Ricardo Robinson, 17, of Charleston, SC, took the lead in
designing and implementing a summer academic enrichment program
for at-risk youth. Robinson facilitated all aspects of the program
including researching and planning age-appropriate activities, recruiting
and training volunteers and securing over $15,000 to fund the project.
Robert Ryan, 17, of Mesa, AZ, filled hearts as well as bags
with his "Fill a Bag with Hope" drive. Moved by the needs
of children at the La Casa Esperanza Orphanage, Ryan launched a
drive to collect food, clothing and toys in "bags of hope."
In support of this project, Ryan enlisted the support of a variety
of corporations and organized over 145 volunteers donating over
800 hours of service.
Daniel Cayce, 17, of Thornton, AR, sees the value in recycling,
especially the basic things many people take for granted. Since
he was 12, Daniel has collected used items - from clothing to appliances,
to donate to people in-need. Every few months, Daniel facilitates
the donation of thousands of used items to disadvantaged families
in one of the poorest counties in the country. In 2004, Daniel spent
more than 1,500 hours recycling items for the less fortunate in
Autumn Root, 13, of Haslett, MI, understands the importance
of giving. Not only does she give of her time by volunteering at
Camp Casey, a horse camp for children battling cancer, she has also
donated her own hair to Locks for Love, an organization that makes
wigs for children who have lost their hair because of chemotherapy.

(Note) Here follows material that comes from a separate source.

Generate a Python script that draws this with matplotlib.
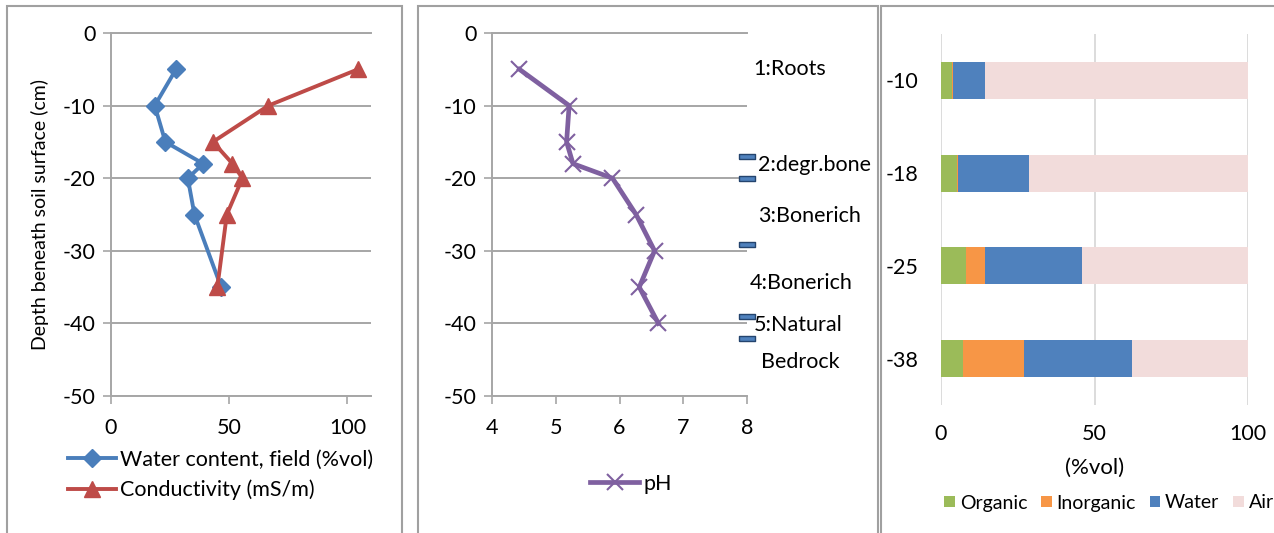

Autumn also organizes ongoing fundraising efforts for Camp Casey,
launching projects like soda can drives and bake sales to help raise
money. In the last year Autumn has raised more than $400 and collected
much-needed products for the camp.
Chloe Burris, 12, of Wilmington, DE, knows what it means to
be a role-model. Through the Elwyn, Inc. organization, Chloe has spent
more than 100 hours tutoring and mentoring pre-school aged foster
children helping them learn the alphabet, numbers and counting and
shapes. Her energetic, approachable nature makes her a favorite among
the children she works with, and her maturity and commitment have
earned her the respect of Elwyn staff members. Burris displays her
dedication by donating much of her free time to supporting this program
and helping young foster children develop confidence and self-esteem.
Alexandra Amend, 11, of Cincinnati OH, plays patriotism.
Wanting to show her support and appreciation for our troops, Alexandra
decided to learn how to play several patriotic songs on her violin.
From there she decided to perform charity violin concerts, donating
all funds raised to The Freedom Alliance Scholarship Fund, an organization
that provides scholarships for children of military personnel who
have been killed in the line of duty. Her efforts took her to a
Red's game where she performed her repertoire of songs in front
of 40,000 people.
Brianna Landis, 7, of Kannapolis, NC, takes volunteering
one step at a time. Inspired to raise awareness and funds about
her struggle with Multiple Sclerosis, Brianna decided to create
a team to walk in her local MS Walk. Her efforts, which included
speaking to various area schools and civic groups to solicit walkers
and donations, led her to create the largest team in her county
with 42 walkers! The group, led by Brianna, raised over $350,000
for Multiple Sclerosis research.
Andrew Barge, 12, of Fishers, IN, helps people understand
history. As a youth interpreter for Conner Prairie, a local living
history museum, Andrew interacts with the public as himself and
as a character living in 1836. He is responsible for helping history
come alive by interacting with visitors. He is always willing to
continue his own learning process, cheerfully volunteering to help
with almost any task from filing papers to plucking chickens. Most
weeks Andrew is at the history museum every day.
Hope Ammen, 12, of Roanoke, VA, wanted to help others over
half a world away. After hearing about the need for a safe place
to gather for residents in Uttar Pradesh, India, Ammen set a goal
to raise $5,000 to help. Through her fundraising efforts, which
included knitting scarves and doing odd jobs for neighbors, Ammen
was able to raise almost $15,000, which she donated to the residents
of Uttar Pradesh to build a community center.